What is required
Where a line holds the string "with", return that line.

Task material
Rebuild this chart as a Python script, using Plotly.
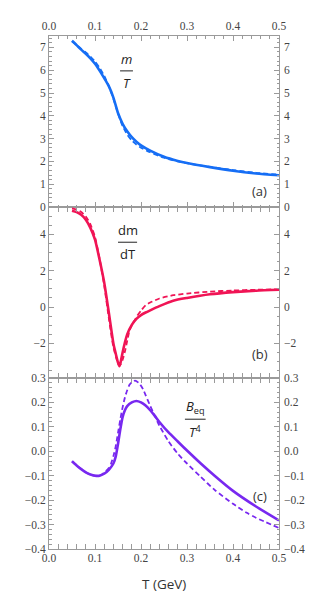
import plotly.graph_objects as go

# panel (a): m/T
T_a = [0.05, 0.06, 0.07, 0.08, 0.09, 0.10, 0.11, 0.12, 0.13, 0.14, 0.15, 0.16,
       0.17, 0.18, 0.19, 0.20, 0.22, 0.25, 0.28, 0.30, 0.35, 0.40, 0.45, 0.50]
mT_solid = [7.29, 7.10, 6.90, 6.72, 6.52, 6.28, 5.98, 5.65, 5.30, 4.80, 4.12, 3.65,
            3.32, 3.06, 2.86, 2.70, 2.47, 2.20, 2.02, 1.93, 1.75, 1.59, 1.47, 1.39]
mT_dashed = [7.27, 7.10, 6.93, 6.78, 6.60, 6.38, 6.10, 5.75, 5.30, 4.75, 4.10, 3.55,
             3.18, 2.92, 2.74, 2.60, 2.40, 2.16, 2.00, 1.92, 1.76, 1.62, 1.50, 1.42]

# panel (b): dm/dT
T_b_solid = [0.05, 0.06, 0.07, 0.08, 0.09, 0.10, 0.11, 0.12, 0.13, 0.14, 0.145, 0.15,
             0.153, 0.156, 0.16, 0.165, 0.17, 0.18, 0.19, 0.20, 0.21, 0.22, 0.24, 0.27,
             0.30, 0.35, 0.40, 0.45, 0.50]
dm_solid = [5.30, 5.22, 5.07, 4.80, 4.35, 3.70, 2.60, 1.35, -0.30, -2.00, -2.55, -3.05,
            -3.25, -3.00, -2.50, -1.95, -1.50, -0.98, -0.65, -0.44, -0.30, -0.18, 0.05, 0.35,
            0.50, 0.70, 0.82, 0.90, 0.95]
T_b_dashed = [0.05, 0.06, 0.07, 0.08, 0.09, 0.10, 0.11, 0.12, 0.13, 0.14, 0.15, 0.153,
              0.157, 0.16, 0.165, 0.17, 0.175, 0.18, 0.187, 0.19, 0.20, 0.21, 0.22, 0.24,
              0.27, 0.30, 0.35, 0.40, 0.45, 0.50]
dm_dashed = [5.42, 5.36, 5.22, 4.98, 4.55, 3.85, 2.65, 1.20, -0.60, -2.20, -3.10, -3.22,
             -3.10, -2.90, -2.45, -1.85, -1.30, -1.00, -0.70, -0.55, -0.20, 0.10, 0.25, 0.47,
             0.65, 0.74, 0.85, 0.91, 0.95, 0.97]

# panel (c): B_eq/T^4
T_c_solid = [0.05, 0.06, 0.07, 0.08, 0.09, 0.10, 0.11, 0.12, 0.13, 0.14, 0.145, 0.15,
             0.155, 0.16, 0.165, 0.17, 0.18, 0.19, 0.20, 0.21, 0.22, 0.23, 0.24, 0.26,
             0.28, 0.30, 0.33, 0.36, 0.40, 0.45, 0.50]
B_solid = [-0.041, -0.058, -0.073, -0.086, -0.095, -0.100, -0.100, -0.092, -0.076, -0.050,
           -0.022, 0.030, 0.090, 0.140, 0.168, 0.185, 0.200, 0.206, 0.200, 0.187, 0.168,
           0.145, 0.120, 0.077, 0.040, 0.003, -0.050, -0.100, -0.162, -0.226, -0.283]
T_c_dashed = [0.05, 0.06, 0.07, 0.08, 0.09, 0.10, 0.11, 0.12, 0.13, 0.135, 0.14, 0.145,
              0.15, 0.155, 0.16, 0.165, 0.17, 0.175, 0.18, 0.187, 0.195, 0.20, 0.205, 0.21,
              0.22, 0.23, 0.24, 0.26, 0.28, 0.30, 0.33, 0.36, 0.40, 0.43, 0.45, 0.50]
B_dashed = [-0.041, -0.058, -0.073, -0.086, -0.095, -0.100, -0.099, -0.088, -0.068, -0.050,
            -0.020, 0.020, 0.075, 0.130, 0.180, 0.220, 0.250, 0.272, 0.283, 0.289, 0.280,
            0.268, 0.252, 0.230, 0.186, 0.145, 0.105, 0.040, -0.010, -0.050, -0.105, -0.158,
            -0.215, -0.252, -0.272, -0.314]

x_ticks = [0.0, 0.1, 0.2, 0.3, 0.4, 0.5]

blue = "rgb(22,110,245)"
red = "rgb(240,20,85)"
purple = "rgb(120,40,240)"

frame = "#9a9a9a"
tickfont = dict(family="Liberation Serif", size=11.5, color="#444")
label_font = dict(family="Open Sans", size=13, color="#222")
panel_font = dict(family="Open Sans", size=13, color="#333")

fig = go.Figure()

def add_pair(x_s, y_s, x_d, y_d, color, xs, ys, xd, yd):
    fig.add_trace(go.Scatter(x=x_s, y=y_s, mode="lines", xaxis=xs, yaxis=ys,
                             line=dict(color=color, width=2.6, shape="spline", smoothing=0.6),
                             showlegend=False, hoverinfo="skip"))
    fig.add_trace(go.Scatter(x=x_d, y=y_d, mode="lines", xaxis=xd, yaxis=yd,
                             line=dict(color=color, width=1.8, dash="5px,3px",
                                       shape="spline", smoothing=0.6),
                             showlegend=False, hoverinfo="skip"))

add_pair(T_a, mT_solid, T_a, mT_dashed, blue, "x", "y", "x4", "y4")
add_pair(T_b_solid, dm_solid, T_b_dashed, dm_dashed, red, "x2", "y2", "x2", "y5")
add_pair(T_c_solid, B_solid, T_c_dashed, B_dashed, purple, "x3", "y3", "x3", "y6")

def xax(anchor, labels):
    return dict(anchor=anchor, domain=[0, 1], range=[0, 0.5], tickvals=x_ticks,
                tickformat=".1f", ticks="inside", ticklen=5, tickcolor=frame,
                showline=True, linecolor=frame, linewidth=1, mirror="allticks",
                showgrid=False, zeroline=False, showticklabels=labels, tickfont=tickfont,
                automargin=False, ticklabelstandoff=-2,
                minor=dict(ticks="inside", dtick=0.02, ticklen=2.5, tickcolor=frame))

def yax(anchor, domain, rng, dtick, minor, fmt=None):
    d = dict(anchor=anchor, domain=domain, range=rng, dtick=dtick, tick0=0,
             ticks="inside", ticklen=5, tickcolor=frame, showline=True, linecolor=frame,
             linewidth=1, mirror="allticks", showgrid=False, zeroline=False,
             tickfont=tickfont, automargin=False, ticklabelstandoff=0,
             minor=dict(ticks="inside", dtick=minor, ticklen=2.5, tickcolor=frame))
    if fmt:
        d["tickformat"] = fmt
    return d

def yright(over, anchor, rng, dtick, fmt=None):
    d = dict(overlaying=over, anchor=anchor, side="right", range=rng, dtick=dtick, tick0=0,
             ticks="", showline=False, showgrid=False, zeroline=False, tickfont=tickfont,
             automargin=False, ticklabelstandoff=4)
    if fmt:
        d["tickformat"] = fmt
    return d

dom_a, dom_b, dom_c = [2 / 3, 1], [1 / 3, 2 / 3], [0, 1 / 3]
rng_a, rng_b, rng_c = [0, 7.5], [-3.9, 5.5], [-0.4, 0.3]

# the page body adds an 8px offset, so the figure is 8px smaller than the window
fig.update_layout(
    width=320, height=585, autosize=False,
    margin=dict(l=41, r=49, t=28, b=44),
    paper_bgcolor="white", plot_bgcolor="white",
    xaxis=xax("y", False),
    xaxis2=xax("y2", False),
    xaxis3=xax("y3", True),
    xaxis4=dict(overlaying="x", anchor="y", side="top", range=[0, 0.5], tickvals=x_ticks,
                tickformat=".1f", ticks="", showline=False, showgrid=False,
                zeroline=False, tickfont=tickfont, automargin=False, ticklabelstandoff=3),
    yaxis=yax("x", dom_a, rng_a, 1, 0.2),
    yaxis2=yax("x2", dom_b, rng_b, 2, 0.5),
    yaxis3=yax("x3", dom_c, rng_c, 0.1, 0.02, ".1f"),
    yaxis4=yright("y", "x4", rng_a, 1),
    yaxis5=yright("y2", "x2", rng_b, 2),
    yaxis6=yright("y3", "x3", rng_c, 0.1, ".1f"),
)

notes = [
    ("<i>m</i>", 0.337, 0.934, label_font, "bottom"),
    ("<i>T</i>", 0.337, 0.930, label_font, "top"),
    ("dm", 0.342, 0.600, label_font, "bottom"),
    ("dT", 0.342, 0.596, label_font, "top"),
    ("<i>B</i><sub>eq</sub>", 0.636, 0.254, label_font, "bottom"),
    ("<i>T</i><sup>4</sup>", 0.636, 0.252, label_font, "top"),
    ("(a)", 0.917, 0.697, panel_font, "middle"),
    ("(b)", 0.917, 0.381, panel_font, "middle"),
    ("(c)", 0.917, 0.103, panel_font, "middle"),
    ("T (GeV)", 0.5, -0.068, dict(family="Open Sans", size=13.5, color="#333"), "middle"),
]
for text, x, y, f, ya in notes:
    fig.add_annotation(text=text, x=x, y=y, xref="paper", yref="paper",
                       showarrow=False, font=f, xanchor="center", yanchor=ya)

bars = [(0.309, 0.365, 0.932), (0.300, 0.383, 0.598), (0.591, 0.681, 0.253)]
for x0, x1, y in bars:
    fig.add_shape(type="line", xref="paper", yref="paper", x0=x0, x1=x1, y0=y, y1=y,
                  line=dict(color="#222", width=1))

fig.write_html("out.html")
...
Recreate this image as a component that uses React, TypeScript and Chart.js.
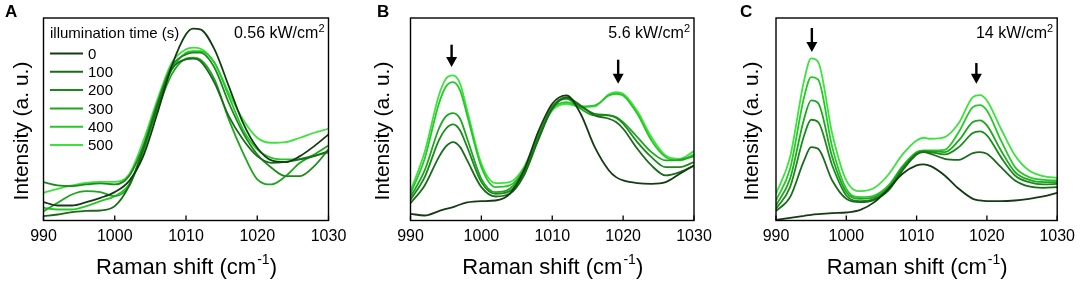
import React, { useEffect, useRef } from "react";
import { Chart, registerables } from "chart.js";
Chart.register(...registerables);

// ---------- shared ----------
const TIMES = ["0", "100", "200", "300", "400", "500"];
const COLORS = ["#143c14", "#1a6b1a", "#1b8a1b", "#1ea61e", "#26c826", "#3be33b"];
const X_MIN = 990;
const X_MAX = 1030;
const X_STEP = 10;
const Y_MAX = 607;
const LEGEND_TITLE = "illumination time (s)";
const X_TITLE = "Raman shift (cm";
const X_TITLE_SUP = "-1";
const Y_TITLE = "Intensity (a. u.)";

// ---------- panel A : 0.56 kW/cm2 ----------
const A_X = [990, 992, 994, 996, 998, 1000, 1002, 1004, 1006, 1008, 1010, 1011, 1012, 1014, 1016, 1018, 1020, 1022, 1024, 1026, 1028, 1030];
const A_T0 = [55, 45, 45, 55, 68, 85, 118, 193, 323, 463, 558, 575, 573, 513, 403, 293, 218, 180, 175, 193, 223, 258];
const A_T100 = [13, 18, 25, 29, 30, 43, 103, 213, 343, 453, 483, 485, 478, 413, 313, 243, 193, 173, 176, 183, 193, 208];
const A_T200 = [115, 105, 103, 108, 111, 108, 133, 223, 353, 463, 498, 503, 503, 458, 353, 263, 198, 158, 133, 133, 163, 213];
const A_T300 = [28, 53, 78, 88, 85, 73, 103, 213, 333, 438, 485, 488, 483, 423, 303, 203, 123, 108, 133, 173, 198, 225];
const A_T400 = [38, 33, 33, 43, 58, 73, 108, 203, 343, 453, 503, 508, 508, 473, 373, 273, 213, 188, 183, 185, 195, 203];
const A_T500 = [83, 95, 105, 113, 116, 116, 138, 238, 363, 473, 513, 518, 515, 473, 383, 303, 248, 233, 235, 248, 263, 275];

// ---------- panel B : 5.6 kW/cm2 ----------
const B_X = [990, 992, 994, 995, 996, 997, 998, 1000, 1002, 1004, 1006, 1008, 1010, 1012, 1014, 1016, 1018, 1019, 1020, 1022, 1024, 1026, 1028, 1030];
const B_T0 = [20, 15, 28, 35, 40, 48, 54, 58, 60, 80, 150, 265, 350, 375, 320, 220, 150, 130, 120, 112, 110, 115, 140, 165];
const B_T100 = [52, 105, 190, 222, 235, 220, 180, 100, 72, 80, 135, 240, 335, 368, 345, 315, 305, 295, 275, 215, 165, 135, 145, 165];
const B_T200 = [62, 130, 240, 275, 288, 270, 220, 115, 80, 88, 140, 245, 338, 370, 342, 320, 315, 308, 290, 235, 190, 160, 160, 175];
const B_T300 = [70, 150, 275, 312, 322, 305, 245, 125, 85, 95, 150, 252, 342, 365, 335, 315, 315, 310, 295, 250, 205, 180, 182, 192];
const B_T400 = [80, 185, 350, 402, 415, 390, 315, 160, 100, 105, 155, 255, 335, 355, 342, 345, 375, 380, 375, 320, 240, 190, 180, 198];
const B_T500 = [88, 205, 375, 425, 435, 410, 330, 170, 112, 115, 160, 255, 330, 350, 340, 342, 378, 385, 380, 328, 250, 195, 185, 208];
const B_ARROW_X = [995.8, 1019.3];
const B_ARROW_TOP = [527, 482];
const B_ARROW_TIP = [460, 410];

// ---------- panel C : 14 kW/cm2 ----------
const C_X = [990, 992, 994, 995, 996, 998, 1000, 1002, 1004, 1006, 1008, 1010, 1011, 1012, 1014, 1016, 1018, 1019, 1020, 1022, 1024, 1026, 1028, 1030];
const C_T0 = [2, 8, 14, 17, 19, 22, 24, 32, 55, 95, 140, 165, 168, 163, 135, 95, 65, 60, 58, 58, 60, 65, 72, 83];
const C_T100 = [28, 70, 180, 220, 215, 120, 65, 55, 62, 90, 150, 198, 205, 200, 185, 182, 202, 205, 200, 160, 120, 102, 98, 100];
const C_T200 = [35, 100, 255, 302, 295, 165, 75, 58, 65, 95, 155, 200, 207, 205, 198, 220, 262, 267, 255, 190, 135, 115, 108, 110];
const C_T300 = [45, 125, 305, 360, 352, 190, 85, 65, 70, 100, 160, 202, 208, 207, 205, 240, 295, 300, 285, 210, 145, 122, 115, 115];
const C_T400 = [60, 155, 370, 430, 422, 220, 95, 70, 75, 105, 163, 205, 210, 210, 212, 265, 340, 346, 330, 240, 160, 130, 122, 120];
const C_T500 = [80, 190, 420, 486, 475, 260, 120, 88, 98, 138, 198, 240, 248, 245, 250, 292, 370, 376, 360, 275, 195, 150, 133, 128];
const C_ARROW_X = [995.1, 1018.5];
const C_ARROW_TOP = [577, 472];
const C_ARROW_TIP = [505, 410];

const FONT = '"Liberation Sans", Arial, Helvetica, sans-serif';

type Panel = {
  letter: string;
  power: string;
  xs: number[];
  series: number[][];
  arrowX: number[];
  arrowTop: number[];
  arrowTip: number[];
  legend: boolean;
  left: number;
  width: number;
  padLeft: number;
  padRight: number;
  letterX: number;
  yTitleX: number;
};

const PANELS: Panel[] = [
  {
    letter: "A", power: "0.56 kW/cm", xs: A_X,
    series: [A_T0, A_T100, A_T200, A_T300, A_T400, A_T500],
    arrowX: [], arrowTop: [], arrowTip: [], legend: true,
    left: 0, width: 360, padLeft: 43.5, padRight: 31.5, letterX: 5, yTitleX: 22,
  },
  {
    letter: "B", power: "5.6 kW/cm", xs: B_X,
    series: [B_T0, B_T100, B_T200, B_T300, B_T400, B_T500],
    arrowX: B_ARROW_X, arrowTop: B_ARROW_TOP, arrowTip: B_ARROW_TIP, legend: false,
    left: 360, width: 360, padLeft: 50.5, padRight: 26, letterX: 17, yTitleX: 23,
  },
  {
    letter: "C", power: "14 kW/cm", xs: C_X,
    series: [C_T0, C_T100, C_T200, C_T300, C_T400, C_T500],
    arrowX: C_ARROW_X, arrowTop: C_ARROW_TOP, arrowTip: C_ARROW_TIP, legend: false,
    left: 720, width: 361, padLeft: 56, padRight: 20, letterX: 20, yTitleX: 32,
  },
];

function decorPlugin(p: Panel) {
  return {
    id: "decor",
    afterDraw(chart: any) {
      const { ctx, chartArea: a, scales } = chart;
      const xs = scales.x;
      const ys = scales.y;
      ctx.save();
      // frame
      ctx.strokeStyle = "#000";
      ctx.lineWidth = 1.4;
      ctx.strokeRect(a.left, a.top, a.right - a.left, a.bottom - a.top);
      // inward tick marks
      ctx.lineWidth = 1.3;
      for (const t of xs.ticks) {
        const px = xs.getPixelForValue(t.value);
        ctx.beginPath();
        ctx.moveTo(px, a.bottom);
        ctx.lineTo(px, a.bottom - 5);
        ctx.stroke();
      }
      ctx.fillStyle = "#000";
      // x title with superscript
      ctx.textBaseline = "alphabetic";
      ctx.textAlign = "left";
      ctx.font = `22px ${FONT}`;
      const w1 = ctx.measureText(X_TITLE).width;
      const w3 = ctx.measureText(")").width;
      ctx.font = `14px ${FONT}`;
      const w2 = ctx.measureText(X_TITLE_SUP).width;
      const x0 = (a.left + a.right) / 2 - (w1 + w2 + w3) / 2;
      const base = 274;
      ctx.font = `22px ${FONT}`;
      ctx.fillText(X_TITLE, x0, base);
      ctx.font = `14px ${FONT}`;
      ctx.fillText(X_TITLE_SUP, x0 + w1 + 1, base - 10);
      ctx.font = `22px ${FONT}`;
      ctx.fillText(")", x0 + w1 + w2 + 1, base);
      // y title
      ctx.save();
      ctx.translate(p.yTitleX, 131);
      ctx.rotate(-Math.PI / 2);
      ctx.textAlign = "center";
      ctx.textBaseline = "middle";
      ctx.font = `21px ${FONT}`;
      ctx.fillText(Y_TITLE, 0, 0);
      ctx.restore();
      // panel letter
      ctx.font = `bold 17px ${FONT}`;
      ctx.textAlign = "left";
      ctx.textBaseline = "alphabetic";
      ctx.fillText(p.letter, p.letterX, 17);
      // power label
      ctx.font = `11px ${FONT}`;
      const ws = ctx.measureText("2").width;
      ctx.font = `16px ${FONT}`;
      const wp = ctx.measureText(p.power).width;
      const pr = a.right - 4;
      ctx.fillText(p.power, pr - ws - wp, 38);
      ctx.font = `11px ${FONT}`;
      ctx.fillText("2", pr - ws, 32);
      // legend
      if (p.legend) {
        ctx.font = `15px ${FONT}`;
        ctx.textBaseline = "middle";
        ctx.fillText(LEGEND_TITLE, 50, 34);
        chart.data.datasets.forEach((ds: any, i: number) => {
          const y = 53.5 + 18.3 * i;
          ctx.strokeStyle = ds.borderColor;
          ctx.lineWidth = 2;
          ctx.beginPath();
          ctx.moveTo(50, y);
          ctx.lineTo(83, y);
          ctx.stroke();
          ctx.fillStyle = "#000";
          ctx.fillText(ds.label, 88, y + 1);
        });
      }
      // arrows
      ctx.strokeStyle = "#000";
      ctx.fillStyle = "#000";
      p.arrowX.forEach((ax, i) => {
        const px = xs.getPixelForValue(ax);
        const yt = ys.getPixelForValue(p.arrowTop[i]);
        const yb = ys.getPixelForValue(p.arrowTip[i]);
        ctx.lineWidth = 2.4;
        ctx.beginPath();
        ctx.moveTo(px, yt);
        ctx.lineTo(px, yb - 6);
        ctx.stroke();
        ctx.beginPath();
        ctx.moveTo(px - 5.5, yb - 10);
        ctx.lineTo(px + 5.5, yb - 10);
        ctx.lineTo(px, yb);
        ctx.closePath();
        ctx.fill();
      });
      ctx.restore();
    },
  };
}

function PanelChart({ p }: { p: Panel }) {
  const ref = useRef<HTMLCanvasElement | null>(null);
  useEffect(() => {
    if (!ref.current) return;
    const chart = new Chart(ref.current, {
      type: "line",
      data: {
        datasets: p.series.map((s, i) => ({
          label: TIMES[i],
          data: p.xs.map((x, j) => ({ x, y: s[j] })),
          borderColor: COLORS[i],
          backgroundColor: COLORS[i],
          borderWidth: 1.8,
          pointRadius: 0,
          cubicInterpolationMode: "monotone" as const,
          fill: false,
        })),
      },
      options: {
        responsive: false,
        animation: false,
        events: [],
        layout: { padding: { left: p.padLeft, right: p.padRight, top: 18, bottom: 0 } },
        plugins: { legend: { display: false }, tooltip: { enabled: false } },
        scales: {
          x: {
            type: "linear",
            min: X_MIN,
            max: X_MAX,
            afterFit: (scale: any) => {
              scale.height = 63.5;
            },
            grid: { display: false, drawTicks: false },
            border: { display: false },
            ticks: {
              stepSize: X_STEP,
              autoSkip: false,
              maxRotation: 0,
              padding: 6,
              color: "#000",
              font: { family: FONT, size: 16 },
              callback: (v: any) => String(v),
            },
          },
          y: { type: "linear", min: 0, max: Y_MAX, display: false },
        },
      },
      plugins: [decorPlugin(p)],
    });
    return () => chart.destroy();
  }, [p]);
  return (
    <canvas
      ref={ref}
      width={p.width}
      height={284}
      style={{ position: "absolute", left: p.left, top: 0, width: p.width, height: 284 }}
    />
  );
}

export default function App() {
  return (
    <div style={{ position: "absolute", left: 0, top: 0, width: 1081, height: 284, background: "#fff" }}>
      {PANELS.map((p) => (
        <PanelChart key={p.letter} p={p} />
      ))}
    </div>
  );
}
---
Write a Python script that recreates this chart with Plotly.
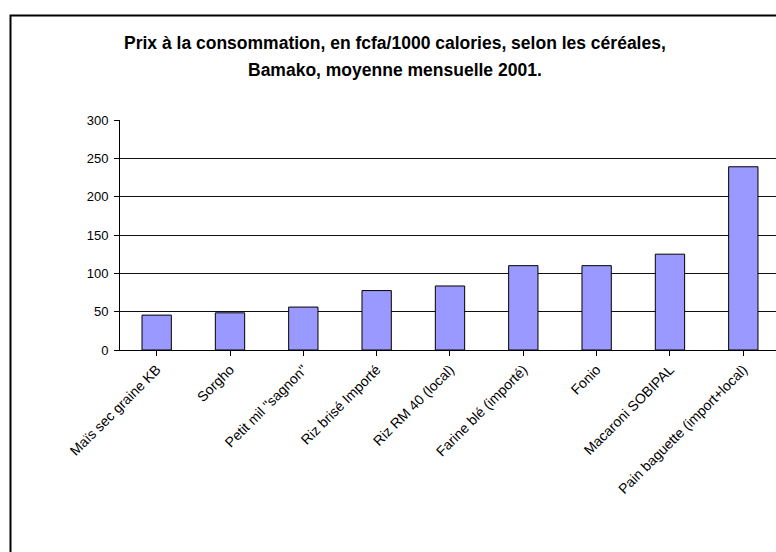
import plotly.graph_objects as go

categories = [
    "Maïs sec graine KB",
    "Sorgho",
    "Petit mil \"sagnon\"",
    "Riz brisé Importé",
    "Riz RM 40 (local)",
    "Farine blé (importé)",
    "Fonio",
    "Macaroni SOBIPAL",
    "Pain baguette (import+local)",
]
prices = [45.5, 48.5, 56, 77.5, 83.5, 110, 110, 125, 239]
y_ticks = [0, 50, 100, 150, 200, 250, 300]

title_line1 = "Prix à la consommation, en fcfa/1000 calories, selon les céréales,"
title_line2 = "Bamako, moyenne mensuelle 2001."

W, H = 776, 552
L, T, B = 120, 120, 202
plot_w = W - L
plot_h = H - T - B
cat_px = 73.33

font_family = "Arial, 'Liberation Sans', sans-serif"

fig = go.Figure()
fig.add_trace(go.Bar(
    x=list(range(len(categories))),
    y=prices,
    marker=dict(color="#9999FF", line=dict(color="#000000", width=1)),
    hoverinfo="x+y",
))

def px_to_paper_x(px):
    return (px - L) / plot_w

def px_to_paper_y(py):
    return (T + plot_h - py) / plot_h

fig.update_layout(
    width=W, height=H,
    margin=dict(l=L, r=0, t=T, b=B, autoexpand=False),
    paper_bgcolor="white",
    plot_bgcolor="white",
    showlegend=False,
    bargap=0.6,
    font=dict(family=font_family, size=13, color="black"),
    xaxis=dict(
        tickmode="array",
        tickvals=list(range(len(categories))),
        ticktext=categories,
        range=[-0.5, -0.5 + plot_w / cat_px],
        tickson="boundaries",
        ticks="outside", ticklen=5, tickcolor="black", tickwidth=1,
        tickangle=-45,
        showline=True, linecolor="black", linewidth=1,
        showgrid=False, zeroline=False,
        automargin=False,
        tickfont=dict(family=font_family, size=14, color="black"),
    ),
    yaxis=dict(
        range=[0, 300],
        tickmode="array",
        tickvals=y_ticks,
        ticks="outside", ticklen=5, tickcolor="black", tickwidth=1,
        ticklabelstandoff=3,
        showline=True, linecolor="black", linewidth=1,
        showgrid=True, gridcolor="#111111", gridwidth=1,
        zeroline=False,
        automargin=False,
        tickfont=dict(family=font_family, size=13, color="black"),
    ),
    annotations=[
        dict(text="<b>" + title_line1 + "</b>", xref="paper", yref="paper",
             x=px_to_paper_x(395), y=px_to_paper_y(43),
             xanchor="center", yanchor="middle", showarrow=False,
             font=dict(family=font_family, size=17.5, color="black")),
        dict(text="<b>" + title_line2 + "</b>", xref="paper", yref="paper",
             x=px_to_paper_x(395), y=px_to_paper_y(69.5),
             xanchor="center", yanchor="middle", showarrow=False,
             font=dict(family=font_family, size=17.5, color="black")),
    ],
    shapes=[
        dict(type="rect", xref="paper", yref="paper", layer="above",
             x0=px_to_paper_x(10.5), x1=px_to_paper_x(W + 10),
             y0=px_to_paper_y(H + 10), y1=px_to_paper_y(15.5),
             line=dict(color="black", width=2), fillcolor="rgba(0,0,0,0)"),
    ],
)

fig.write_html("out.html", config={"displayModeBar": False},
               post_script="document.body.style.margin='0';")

Reply to the task
      // x title with superscript
Write a Python script that recreates this chart with Plotly.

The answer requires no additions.